### The exercise
Leave out the pictures and copy everything else below exactly.
------------------------------
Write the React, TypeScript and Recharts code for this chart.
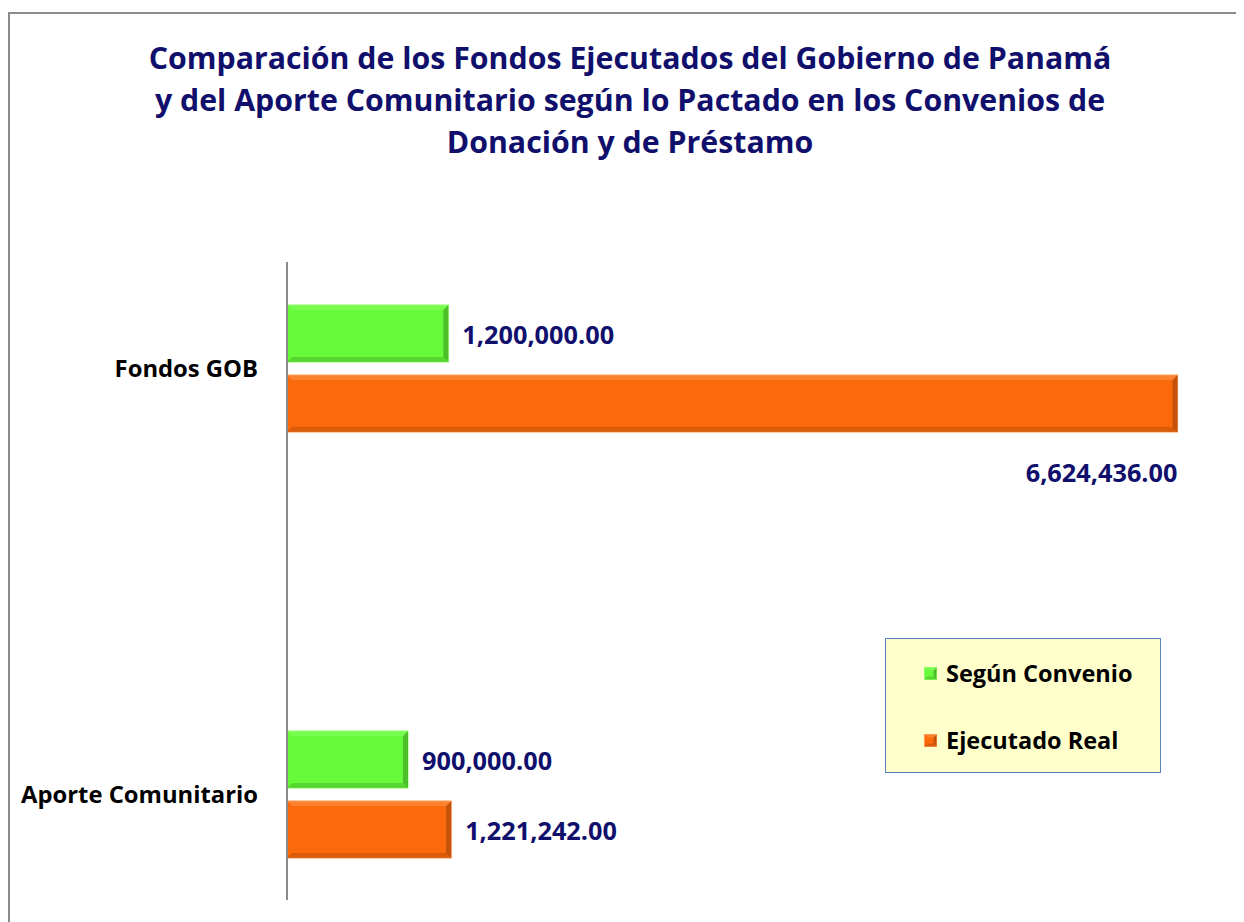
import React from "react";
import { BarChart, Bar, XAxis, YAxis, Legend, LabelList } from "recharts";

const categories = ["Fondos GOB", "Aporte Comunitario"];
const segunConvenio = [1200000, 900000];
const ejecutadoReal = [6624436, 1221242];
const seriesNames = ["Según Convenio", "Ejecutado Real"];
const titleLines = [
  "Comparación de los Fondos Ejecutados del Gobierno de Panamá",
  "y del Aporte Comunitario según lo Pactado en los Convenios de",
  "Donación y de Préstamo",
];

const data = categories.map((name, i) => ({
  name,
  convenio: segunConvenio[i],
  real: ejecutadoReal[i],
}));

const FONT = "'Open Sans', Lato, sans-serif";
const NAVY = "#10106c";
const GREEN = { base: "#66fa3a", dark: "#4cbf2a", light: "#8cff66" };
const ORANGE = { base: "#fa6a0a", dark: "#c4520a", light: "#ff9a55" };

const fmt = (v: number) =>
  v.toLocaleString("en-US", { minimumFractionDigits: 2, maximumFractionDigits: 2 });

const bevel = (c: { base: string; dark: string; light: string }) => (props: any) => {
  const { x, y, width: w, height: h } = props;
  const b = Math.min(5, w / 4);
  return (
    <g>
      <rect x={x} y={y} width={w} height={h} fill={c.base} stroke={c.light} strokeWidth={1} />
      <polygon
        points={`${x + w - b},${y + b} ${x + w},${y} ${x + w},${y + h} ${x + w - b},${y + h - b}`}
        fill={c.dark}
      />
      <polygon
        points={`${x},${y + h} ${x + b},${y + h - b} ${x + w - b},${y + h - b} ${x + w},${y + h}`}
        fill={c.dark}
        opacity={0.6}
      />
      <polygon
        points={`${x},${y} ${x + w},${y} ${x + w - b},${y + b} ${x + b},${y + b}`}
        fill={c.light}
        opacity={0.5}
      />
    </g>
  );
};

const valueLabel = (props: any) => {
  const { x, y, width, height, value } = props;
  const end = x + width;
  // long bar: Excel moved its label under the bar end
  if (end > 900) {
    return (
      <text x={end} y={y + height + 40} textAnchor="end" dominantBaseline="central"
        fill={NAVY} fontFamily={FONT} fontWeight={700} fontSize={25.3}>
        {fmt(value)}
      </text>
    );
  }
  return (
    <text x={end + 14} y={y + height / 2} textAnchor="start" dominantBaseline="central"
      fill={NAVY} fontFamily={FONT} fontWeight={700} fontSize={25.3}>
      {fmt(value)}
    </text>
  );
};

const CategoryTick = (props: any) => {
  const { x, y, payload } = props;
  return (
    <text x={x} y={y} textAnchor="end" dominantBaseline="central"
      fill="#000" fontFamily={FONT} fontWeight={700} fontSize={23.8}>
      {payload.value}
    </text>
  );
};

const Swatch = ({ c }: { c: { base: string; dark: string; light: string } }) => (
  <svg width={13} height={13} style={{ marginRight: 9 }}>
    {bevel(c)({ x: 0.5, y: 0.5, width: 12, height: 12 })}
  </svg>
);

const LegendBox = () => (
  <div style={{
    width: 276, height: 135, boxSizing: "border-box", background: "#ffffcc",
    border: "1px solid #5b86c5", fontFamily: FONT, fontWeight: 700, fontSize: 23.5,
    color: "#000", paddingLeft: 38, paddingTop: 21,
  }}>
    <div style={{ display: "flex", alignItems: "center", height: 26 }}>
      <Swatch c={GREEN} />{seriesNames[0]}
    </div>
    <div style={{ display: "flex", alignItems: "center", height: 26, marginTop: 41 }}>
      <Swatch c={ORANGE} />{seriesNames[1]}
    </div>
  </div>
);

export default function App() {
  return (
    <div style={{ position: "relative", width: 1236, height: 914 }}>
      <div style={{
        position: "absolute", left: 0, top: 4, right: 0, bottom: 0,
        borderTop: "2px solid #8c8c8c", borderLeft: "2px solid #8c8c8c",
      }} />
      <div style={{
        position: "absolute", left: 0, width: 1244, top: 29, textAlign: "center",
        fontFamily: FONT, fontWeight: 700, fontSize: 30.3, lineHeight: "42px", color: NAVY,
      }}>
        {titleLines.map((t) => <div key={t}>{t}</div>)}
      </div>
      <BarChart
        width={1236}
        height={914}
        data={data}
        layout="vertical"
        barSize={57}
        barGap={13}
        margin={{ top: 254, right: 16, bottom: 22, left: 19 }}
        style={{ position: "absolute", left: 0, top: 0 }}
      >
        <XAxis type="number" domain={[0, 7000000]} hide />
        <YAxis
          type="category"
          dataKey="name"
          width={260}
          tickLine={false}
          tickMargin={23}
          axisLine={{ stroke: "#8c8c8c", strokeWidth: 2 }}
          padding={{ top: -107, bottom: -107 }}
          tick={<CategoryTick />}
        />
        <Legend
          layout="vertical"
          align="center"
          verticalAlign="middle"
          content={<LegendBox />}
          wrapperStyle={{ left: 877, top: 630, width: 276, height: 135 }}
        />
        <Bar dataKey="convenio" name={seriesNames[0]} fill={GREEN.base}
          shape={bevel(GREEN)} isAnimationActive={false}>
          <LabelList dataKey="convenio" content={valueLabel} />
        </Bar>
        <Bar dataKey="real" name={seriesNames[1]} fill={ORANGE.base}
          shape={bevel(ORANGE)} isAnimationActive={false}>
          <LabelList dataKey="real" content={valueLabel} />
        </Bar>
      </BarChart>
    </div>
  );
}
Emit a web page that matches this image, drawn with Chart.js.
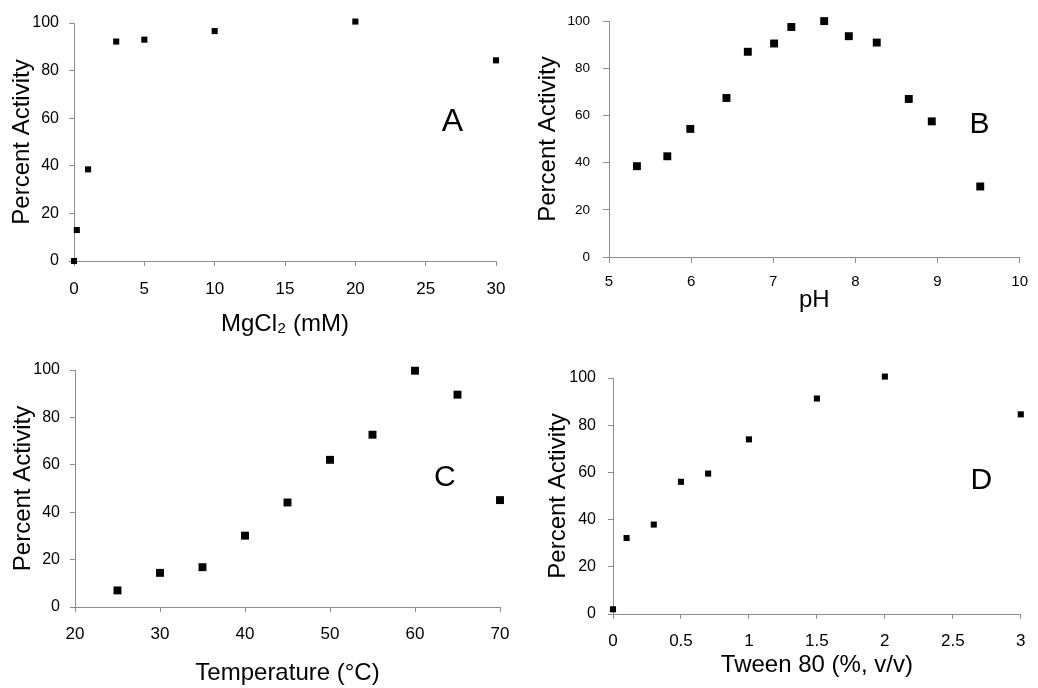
------------------------------
### Answer for this exercise
Write the React, TypeScript and Recharts code for this chart.
import React from "react";
import { BarChart, Bar, XAxis, YAxis, Legend, LabelList } from "recharts";

const categories = ["Fondos GOB", "Aporte Comunitario"];
const segunConvenio = [1200000, 900000];
const ejecutadoReal = [6624436, 1221242];
const seriesNames = ["Según Convenio", "Ejecutado Real"];
const titleLines = [
  "Comparación de los Fondos Ejecutados del Gobierno de Panamá",
  "y del Aporte Comunitario según lo Pactado en los Convenios de",
  "Donación y de Préstamo",
];

const data = categories.map((name, i) => ({
  name,
  convenio: segunConvenio[i],
  real: ejecutadoReal[i],
}));

const FONT = "'Open Sans', Lato, sans-serif";
const NAVY = "#10106c";
const GREEN = { base: "#66fa3a", dark: "#4cbf2a", light: "#8cff66" };
const ORANGE = { base: "#fa6a0a", dark: "#c4520a", light: "#ff9a55" };

const fmt = (v: number) =>
  v.toLocaleString("en-US", { minimumFractionDigits: 2, maximumFractionDigits: 2 });

const bevel = (c: { base: string; dark: string; light: string }) => (props: any) => {
  const { x, y, width: w, height: h } = props;
  const b = Math.min(5, w / 4);
  return (
    <g>
      <rect x={x} y={y} width={w} height={h} fill={c.base} stroke={c.light} strokeWidth={1} />
      <polygon
        points={`${x + w - b},${y + b} ${x + w},${y} ${x + w},${y + h} ${x + w - b},${y + h - b}`}
        fill={c.dark}
      />
      <polygon
        points={`${x},${y + h} ${x + b},${y + h - b} ${x + w - b},${y + h - b} ${x + w},${y + h}`}
        fill={c.dark}
        opacity={0.6}
      />
      <polygon
        points={`${x},${y} ${x + w},${y} ${x + w - b},${y + b} ${x + b},${y + b}`}
        fill={c.light}
        opacity={0.5}
      />
    </g>
  );
};

const valueLabel = (props: any) => {
  const { x, y, width, height, value } = props;
  const end = x + width;
  // long bar: Excel moved its label under the bar end
  if (end > 900) {
    return (
      <text x={end} y={y + height + 40} textAnchor="end" dominantBaseline="central"
        fill={NAVY} fontFamily={FONT} fontWeight={700} fontSize={25.3}>
        {fmt(value)}
      </text>
    );
  }
  return (
    <text x={end + 14} y={y + height / 2} textAnchor="start" dominantBaseline="central"
      fill={NAVY} fontFamily={FONT} fontWeight={700} fontSize={25.3}>
      {fmt(value)}
    </text>
  );
};

const CategoryTick = (props: any) => {
  const { x, y, payload } = props;
  return (
    <text x={x} y={y} textAnchor="end" dominantBaseline="central"
      fill="#000" fontFamily={FONT} fontWeight={700} fontSize={23.8}>
      {payload.value}
    </text>
  );
};

const Swatch = ({ c }: { c: { base: string; dark: string; light: string } }) => (
  <svg width={13} height={13} style={{ marginRight: 9 }}>
    {bevel(c)({ x: 0.5, y: 0.5, width: 12, height: 12 })}
  </svg>
);

const LegendBox = () => (
  <div style={{
    width: 276, height: 135, boxSizing: "border-box", background: "#ffffcc",
    border: "1px solid #5b86c5", fontFamily: FONT, fontWeight: 700, fontSize: 23.5,
    color: "#000", paddingLeft: 38, paddingTop: 21,
  }}>
    <div style={{ display: "flex", alignItems: "center", height: 26 }}>
      <Swatch c={GREEN} />{seriesNames[0]}
    </div>
    <div style={{ display: "flex", alignItems: "center", height: 26, marginTop: 41 }}>
      <Swatch c={ORANGE} />{seriesNames[1]}
    </div>
  </div>
);

export default function App() {
  return (
    <div style={{ position: "relative", width: 1236, height: 914 }}>
      <div style={{
        position: "absolute", left: 0, top: 4, right: 0, bottom: 0,
        borderTop: "2px solid #8c8c8c", borderLeft: "2px solid #8c8c8c",
      }} />
      <div style={{
        position: "absolute", left: 0, width: 1244, top: 29, textAlign: "center",
        fontFamily: FONT, fontWeight: 700, fontSize: 30.3, lineHeight: "42px", color: NAVY,
      }}>
        {titleLines.map((t) => <div key={t}>{t}</div>)}
      </div>
      <BarChart
        width={1236}
        height={914}
        data={data}
        layout="vertical"
        barSize={57}
        barGap={13}
        margin={{ top: 254, right: 16, bottom: 22, left: 19 }}
        style={{ position: "absolute", left: 0, top: 0 }}
      >
        <XAxis type="number" domain={[0, 7000000]} hide />
        <YAxis
          type="category"
          dataKey="name"
          width={260}
          tickLine={false}
          tickMargin={23}
          axisLine={{ stroke: "#8c8c8c", strokeWidth: 2 }}
          padding={{ top: -107, bottom: -107 }}
          tick={<CategoryTick />}
        />
        <Legend
          layout="vertical"
          align="center"
          verticalAlign="middle"
          content={<LegendBox />}
          wrapperStyle={{ left: 877, top: 630, width: 276, height: 135 }}
        />
        <Bar dataKey="convenio" name={seriesNames[0]} fill={GREEN.base}
          shape={bevel(GREEN)} isAnimationActive={false}>
          <LabelList dataKey="convenio" content={valueLabel} />
        </Bar>
        <Bar dataKey="real" name={seriesNames[1]} fill={ORANGE.base}
          shape={bevel(ORANGE)} isAnimationActive={false}>
          <LabelList dataKey="real" content={valueLabel} />
        </Bar>
      </BarChart>
    </div>
  );
}
Emit a web page that matches this image, drawn with Chart.js.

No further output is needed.